* SET PROBLEM
Repeat every line exactly, keeping the pictures out of the copy.

──────────

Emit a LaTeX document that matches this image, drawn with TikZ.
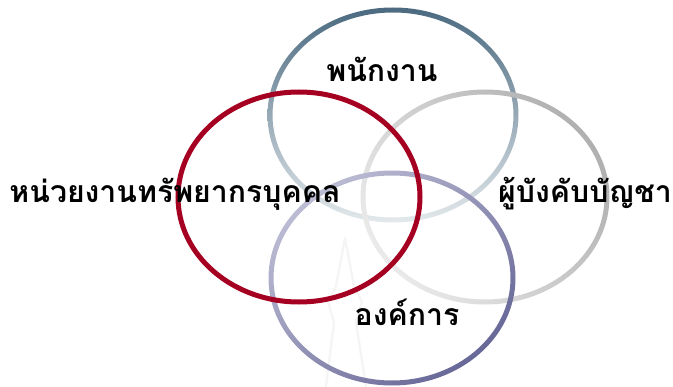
\documentclass[tikz,border=0pt]{standalone}
\usepackage{fontspec}
\usepackage{xcolor}
\newfontfamily\thaifont[Script=Thai]{Loma}
\usetikzlibrary{positioning}

\definecolor{staffdark}{RGB}{75,106,128}
\definecolor{staffmid}{RGB}{163,181,190}
\definecolor{stafflight}{RGB}{227,233,236}
\definecolor{bossdark}{RGB}{176,176,176}
\definecolor{bosslight}{RGB}{234,234,234}
\definecolor{orgdark}{RGB}{104,104,152}
\definecolor{orglight}{RGB}{188,188,212}
\definecolor{hrred}{RGB}{165,0,33}

\begin{document}
\begin{tikzpicture}[
    x=0.025cm, y=-0.025cm,
    label/.style={
        font=\thaifont\bfseries\fontsize{21.5}{24}\selectfont,
        inner sep=0pt,
        anchor=base,
        text=black
    },
    ring/.style={even odd rule},
    solidring/.style={line width=0.125cm, draw=#1}
]
\useasboundingbox (0,0) rectangle (673,387);

% =========================================================
% Faint watermark
% =========================================================
\draw[black!4, line width=0.06cm, line join=round]
    (326,387) -- (334,322) -- (328,302) -- (336,286) -- (345,238)
    -- (354,286) -- (362,302) -- (356,322) -- (366,387);

% =========================================================
% Circle centres
% =========================================================
\coordinate (staff) at (393,115);
\coordinate (boss)  at (485,197);
\coordinate (org)   at (392,278);
\coordinate (hr)    at (299,197);

% Rings
\shade[ring, top color=staffdark, middle color=staffmid, bottom color=stafflight]
    (staff) ellipse [x radius=125.5, y radius=107.5]
    (staff) ellipse [x radius=120.5, y radius=102.5];
\shade[ring, left color=bosslight, right color=bossdark, shading angle=125]
    (boss) ellipse [x radius=124.5, y radius=107.5]
    (boss) ellipse [x radius=119.5, y radius=102.5];
\shade[ring, top color=orglight, bottom color=orgdark, shading angle=40]
    (org) ellipse [x radius=123.5, y radius=107.5]
    (org) ellipse [x radius=118.5, y radius=102.5];
\draw[solidring=hrred]
    (hr) ellipse [x radius=121, y radius=105];

% =========================================================
% Labels
% =========================================================
\node[label] (staff-txt) at (382,82)  {พนักงาน};
\node[label] (hr-txt)    at (175,202) {หน่วยงานทรัพยากรบุคคล};
\node[label] (boss-txt)  at (585,202) {ผู้บังคับบัญชา};
\node[label] (org-txt)   at (407,325) {องค์การ};

\end{tikzpicture}
\end{document}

──────────

* COMPLETED EXERCISE
Emit a LaTeX document that matches this image, drawn with TikZ.
\documentclass[tikz,border=0pt]{standalone}
\usepackage{fontspec}
\usepackage{xcolor}
\newfontfamily\thaifont[Script=Thai]{Loma}
\usetikzlibrary{positioning}

\definecolor{staffdark}{RGB}{75,106,128}
\definecolor{staffmid}{RGB}{163,181,190}
\definecolor{stafflight}{RGB}{227,233,236}
\definecolor{bossdark}{RGB}{176,176,176}
\definecolor{bosslight}{RGB}{234,234,234}
\definecolor{orgdark}{RGB}{104,104,152}
\definecolor{orglight}{RGB}{188,188,212}
\definecolor{hrred}{RGB}{165,0,33}

\begin{document}
\begin{tikzpicture}[
    x=0.025cm, y=-0.025cm,
    label/.style={
        font=\thaifont\bfseries\fontsize{21.5}{24}\selectfont,
        inner sep=0pt,
        anchor=base,
        text=black
    },
    ring/.style={even odd rule},
    solidring/.style={line width=0.125cm, draw=#1}
]
\useasboundingbox (0,0) rectangle (673,387);

% =========================================================
% Faint watermark
% =========================================================
\draw[black!4, line width=0.06cm, line join=round]
    (326,387) -- (334,322) -- (328,302) -- (336,286) -- (345,238)
    -- (354,286) -- (362,302) -- (356,322) -- (366,387);

% =========================================================
% Circle centres
% =========================================================
\coordinate (staff) at (393,115);
\coordinate (boss)  at (485,197);
\coordinate (org)   at (392,278);
\coordinate (hr)    at (299,197);

% Rings
\shade[ring, top color=staffdark, middle color=staffmid, bottom color=stafflight]
    (staff) ellipse [x radius=125.5, y radius=107.5]
    (staff) ellipse [x radius=120.5, y radius=102.5];
\shade[ring, left color=bosslight, right color=bossdark, shading angle=125]
    (boss) ellipse [x radius=124.5, y radius=107.5]
    (boss) ellipse [x radius=119.5, y radius=102.5];
\shade[ring, top color=orglight, bottom color=orgdark, shading angle=40]
    (org) ellipse [x radius=123.5, y radius=107.5]
    (org) ellipse [x radius=118.5, y radius=102.5];
\draw[solidring=hrred]
    (hr) ellipse [x radius=121, y radius=105];

% =========================================================
% Labels
% =========================================================
\node[label] (staff-txt) at (382,82)  {พนักงาน};
\node[label] (hr-txt)    at (175,202) {หน่วยงานทรัพยากรบุคคล};
\node[label] (boss-txt)  at (585,202) {ผู้บังคับบัญชา};
\node[label] (org-txt)   at (407,325) {องค์การ};

\end{tikzpicture}
\end{document}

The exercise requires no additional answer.